Depuis octobre 2023, Israël est un pays fracturé, pris entre la sidération et le besoin viscéral de continuer. La guerre à Gaza s’est intensifiée, la société s’est polarisée, les familles d’otages sont devenues les figures tragiques de cette époque incertaine. Dans ce contexte, la moindre décision artistique ou politique devient hautement inflammable.

La question soulevée par Fauda dépasse largement le cadre d’un tournage. Elle interroge la capacité d’un peuple à se regarder en face, alors même que le miroir tremble encore. Peut-on se raconter l’horreur quand elle n’a pas quitté les couloirs de l’hôpital, les cours d’école, les berceaux vides ?
“Le cinéma est un acte politique”, disait Godard. En Israël, en 2025, il est surtout un acte de mémoire ou de déni — selon l’endroit où l’on pose la caméra.

 Quand la caméra vacille, qui porte la vérité ?

En choisissant de tourner Fauda au cœur de la terre blessée du 7 octobre, les réalisateurs ont déclenché une onde de choc qui révèle bien plus qu’un simple débat sur la fiction. Ils ont mis à nu la fragilité d’un pays qui ne sait plus comment raconter sa propre histoire : entre héroïsme et deuil, entre spectacle et respect.
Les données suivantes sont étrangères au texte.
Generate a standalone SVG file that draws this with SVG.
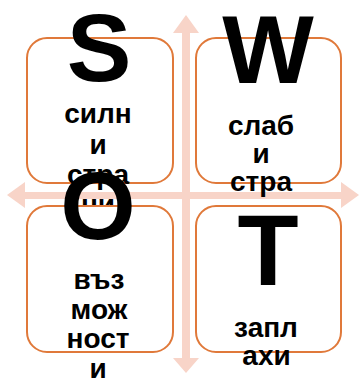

Dans les ruines de Be’eri ou de Nir Oz, les cris ne sont pas ceux des figurants. Ce sont ceux d’un peuple qui cherche encore ses morts, ses otages, et peut-être, sa propre voix.

Le 7 octobre ne peut devenir un décor. C’est une plaie. Et tant que le sang est encore frais, toute caméra tournée vers elle devrait trembler.